If one gets ill and urgently need to go to hospital in the night, we cannot go and the ambulance cannot come here. We couldn't even phone for one because they have confiscated my brother's mobile and forbidden us to have a normal telephone. We cannot go out when it is dark because of the curfew and no one can come to us.
We are very tired of living like this.
Three months ago they went into a house down there and filled it with explosives before demolishing it. Then they returned with tanks and many soldiers were hidden behind the wall to protect the work of the bulldozer. One of my brothers stood in front of the bulldozer to try to stop it, to prevent it from destroying everything, but in the end they blew up the house and passed over it with the bulldozer flattening everything. They also destroyed all our olive trees. Thank be to God my brother is still alive.
Once they came in with dogs -they were German shepherds- they nosed everywhere. The children were very frightened. The dogs even nosed into our plates in the kitchen and afterwards we had to wash everything because the dogs are dirty animals and they stink.
One evening I was sitting on the doorstep washing the dishes and they saw me with the telecamera, the one on the post. So they came and asked me if I was waiting for a terrorist. But I was only washing the dishes and not waiting for anyone. I was afraid that they were going to kill me but they saw the dishes and believed me.
They can do whatever they want in the name of their security, even if we don't do them any harm. We don't throw stones, much less shoot at them. Otherwise, they have warned us, they will immediately come and demolish all our houses without any notice.
They observe us the whole time with that telecamera on the post, do you see how they are observing us? If some stranger comes to see us, than they come and want to know everything: who is he? and why has he come? and what does he do? No, it is different with you, you are not Palestinians."

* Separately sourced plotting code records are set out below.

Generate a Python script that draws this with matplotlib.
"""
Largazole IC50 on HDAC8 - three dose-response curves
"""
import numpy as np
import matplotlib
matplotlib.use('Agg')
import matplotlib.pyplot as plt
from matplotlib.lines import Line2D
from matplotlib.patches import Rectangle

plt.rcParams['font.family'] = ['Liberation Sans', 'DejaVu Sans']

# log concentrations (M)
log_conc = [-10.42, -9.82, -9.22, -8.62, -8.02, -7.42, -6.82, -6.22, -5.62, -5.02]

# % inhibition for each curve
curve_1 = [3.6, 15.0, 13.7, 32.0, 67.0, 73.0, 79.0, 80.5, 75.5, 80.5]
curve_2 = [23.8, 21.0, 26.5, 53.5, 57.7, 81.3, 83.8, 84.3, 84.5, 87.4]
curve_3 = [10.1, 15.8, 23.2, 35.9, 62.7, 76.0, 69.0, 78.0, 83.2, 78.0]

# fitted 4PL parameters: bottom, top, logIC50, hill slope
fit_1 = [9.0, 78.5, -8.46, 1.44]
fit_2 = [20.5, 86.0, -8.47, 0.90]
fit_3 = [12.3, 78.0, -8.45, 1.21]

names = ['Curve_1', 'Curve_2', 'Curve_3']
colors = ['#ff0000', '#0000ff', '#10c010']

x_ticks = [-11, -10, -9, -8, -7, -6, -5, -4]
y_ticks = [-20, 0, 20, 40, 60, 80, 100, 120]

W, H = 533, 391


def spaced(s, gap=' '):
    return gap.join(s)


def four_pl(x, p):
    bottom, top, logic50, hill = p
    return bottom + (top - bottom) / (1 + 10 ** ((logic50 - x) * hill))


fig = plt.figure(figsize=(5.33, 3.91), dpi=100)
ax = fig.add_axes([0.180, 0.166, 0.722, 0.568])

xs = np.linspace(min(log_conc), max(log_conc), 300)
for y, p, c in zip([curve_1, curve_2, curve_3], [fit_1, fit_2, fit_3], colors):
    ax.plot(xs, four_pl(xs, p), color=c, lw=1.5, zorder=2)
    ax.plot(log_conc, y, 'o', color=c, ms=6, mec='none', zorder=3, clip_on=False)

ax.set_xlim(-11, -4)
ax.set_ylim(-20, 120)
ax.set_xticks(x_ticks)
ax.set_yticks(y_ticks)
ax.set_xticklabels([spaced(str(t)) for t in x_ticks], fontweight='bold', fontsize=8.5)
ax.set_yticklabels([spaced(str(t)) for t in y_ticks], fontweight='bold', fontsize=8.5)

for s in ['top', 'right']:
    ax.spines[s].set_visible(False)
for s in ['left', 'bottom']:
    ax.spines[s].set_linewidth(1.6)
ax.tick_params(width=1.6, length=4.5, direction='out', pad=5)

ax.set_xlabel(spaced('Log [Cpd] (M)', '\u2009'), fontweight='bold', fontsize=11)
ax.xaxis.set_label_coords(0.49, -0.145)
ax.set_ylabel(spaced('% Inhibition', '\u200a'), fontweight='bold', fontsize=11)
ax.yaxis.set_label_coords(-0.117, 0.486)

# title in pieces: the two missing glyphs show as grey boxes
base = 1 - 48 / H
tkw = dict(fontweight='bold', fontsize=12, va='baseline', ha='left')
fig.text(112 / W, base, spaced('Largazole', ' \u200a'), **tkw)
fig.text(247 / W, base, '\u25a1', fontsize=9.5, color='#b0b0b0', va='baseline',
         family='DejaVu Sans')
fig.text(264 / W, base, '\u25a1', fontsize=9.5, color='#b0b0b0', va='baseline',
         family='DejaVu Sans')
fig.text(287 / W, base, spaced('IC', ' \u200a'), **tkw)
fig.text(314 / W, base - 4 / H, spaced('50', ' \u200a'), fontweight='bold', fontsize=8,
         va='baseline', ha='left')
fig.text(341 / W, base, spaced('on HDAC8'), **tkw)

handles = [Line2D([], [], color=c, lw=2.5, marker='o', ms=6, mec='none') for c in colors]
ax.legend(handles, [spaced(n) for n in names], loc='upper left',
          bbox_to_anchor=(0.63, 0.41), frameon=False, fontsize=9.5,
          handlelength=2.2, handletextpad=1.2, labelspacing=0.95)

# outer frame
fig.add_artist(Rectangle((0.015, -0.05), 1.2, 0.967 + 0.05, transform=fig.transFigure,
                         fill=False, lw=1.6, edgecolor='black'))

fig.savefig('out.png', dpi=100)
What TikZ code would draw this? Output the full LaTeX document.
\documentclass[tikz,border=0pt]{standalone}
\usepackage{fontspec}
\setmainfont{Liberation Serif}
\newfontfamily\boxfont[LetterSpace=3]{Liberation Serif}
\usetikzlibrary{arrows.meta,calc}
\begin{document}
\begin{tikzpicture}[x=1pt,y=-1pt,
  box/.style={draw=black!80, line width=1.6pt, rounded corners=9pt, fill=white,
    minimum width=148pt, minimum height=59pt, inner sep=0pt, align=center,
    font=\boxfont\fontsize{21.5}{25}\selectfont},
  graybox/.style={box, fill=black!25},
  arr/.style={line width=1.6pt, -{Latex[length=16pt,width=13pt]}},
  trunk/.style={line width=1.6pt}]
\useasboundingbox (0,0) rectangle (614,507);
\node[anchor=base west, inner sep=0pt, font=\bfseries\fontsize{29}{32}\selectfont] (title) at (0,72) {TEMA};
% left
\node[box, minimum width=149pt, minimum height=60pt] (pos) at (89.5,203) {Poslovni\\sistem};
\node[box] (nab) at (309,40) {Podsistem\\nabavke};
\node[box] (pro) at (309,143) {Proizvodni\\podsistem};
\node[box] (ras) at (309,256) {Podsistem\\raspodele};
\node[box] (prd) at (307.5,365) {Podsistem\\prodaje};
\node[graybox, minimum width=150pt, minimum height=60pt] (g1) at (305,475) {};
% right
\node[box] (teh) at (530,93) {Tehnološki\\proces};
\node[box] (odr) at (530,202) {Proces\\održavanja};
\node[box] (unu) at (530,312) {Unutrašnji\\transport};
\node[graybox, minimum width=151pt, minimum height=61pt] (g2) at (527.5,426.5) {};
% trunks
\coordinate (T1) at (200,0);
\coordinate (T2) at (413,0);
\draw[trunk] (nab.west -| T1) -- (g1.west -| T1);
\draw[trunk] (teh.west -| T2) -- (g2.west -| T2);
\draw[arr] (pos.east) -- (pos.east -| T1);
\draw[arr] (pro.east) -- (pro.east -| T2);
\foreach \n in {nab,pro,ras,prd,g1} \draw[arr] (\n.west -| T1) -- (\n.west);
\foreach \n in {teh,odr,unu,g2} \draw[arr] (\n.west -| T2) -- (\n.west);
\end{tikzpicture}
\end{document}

We hear shouted orders from a megaphone, then a tank raises a cloud of dust. They are probably changing the guard, it is the night shift.

"This child is very young, he is my brother's son. The first word he spoke was not 'ma' or 'da', but 'tak' (shoot). When he sees soldiers, he is always very frightened and calls: mummy, mummy.
Some foreign psychologists sent by the United Nations came to speak with our children, but they could not find any solution. When they left after five months they were more depressed than us. There is no hope for us and no future."

The night passed accompanied by distant explosions and bursts if fire towards the west. Silence, instead, reign here. The muezzin cannot give the morning call to prayer at four in the morning, like every other place in the Gaza Strip. Even the cockerels seem to be introverted on these sand dunes at the end of the Kussufin Road.